Identification of routing determinants in the cytosolic domain of a secretory granule-associated integral membrane protein.

We have investigated the trafficking of integral membrane peptidylglycine alpha-amidating monooxygenase (PAM) in the neuroendocrine AtT-20 cell line. This bifunctional enzyme has two domains which together catalyze the COOH-terminal alpha-amidation of peptidylglycine substrates yielding amidated products stored in secretory granules. As soluble proteins, both catalytic domains were independently targeted to secretory granules. In contrast, membrane PAM was largely localized to the trans-Golgi network (TGN).
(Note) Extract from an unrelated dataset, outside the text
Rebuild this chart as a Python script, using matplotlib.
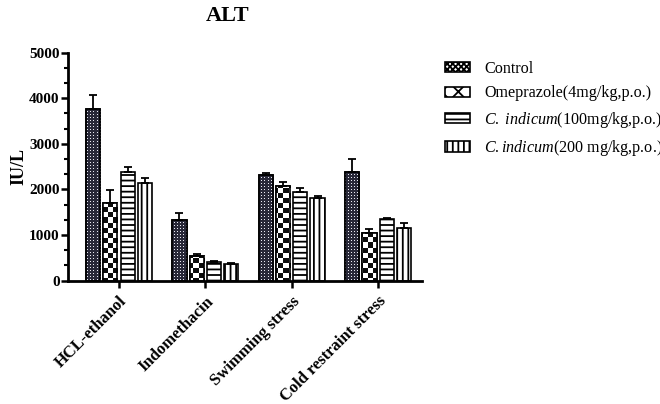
import matplotlib
matplotlib.use("Agg")
import matplotlib.pyplot as plt
import numpy as np
from matplotlib.ticker import MultipleLocator, AutoMinorLocator

plt.rcParams['font.family'] = ['Liberation Serif', 'DejaVu Serif']
plt.rcParams['mathtext.fontset'] = 'custom'
plt.rcParams['mathtext.rm'] = 'Liberation Serif'
plt.rcParams['mathtext.it'] = 'Liberation Serif:italic'
plt.rcParams['hatch.linewidth'] = 1.3

categories = ["HCL-ethanol", "Indomethacin", "Swimming stress", "Cold restraint stress"]
series_names = ["Control", "Omeprazole(4mg/kg,p.o.)",
                r"$\mathit{C.\ indicum}$(100mg/kg,p.o.)",
                r"$\mathit{C.indicum}$(200 mg/kg,p.o.)"]
control = [3765, 1331, 2318, 2390]
control_err = [307, 147, 37, 272]
omeprazole = [1697, 542, 2077, 1039]
omeprazole_err = [292, 50, 94, 95]
cind100 = [2390, 403, 1952, 1346]
cind100_err = [97, 35, 88, 36]
cind200 = [2149, 359, 1820, 1149]
cind200_err = [96, 36, 44, 110]

values = [control, omeprazole, cind100, cind200]
errors = [control_err, omeprazole_err, cind100_err, cind200_err]
hatches = ['xxxxxx', 'XX', '---', '|||']

XL = (-0.591, 3.506)
YL = (0, 5000)

fig = plt.figure(figsize=(6.6, 4.04), dpi=100)
ax = fig.add_axes([0.103, 0.3052, 0.536, 0.5644])

# pixel patterns for control (dark with white dots) and omeprazole (checkerboard)
H, W = 228, 354
ii, jj = np.mgrid[0:H, 0:W]
dark = np.array([0.16, 0.16, 0.22])
pat_ctrl = np.ones((H, W, 3)) * dark
dots = (ii % 3 == 1) & (jj % 3 == 1)
pat_ctrl[dots] = [0.92, 0.92, 0.95]
checker = ((ii // 5) + (jj // 5)) % 2 == 0
pat_omep = np.ones((H, W, 3))
pat_omep[checker] = [0.05, 0.05, 0.05]
patterns = [pat_ctrl, pat_omep, None, None]

x = np.arange(len(categories))
offsets = [-0.3, -0.1, 0.1, 0.3]
width = 0.165
handles = []
for i in range(4):
    bars = ax.bar(x + offsets[i], values[i], width, facecolor='white',
                  edgecolor='black', linewidth=1.2, hatch=hatches[i],
                  label=series_names[i], zorder=2)
    handles.append(bars)
    if patterns[i] is not None:
        for b in bars:
            im = ax.imshow(patterns[i], extent=(XL[0], XL[1], YL[0], YL[1]),
                           origin='upper', aspect='auto',
                           interpolation='nearest', zorder=2.1)
            im.set_clip_path(b)
        ax.bar(x + offsets[i], values[i], width, fill=False,
               edgecolor='black', linewidth=1.2, zorder=2.2)
    ax.errorbar(x + offsets[i], values[i], yerr=[np.zeros(4), errors[i]],
                fmt='none', ecolor='black', elinewidth=1.3, capsize=3,
                capthick=1.3, zorder=3)

ax.set_xlim(*XL)
ax.set_ylim(*YL)
ax.yaxis.set_major_locator(MultipleLocator(1000))
ax.yaxis.set_minor_locator(AutoMinorLocator(3))
ax.set_xticks(x)
ax.set_xticklabels(categories, rotation=45, ha='right', rotation_mode='anchor',
                   fontsize=12, fontweight='bold')
for lab in ax.get_yticklabels():
    lab.set_fontweight('bold')
ax.tick_params(axis='y', labelsize=11, width=1.8, length=5, pad=1)
ax.tick_params(axis='y', which='minor', width=1.5, length=3)
ax.tick_params(axis='x', width=1.8, length=5, pad=4)
for s in ['top', 'right']:
    ax.spines[s].set_visible(False)
for s in ['left', 'bottom']:
    ax.spines[s].set_linewidth(2)

ax.set_ylabel("IU/L", fontsize=13, fontweight='bold')
ax.yaxis.set_label_coords(-0.114, 0.5)

fig.text(0.345, 0.96, "ALT", fontsize=16, fontweight='bold',
         ha='center', va='center')

leg = fig.legend(handles, series_names, loc='upper left',
                 bbox_to_anchor=(0.664, 0.865), frameon=False, fontsize=11.6,
                 handlelength=1.6, handleheight=0.6, labelspacing=0.52,
                 handletextpad=0.85, borderaxespad=0)

fig.savefig("out.png", dpi=100)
Upon truncation of its cytoplasmic COOH-terminal domain, membrane PAM was less efficiently cleaved by secretory granule enzymes and accumulated on the plasma membrane. When transferred to the lumenal domain of the interleukin 2 receptor alpha-chain (Tac protein), the cytoplasmic domain of PAM caused rerouting of Tac from the surface to the TGN and supported internalization of Tac antibody from the plasma membrane. To define sequences in the cytoplasmic domain of integral membrane PAM involved in its trafficking, we expressed PAM proteins containing truncations, deletions, or point mutations in the COOH-terminal cytoplasmic domain. PAM proteins were not retained in the TGN when half of the cytoplasmic domain was deleted; such proteins accumulated on the plasma membrane, were not efficiently internalized, and were cleaved to generate a bifunctional PAM protein that was not stored in secretory granules. A tyrosine-based internalization motif was identified, which was not required for efficient cleavage of full-length integral membrane PAM by secretory granule enzymes. Deletion of an 18-amino acid domain surrounding this Tyr residue both diminished cleavage of membrane PAM by secretory granule enzymes and eliminated internalization of PAM from the plasma membrane. The cytoplasmic domain is responsible for retaining membrane PAM in the TGN and for retrieving membrane PAM from the cell surface, while the lumenal catalytic domains of PAM appear to be responsible for targeting the protein to secretory granules.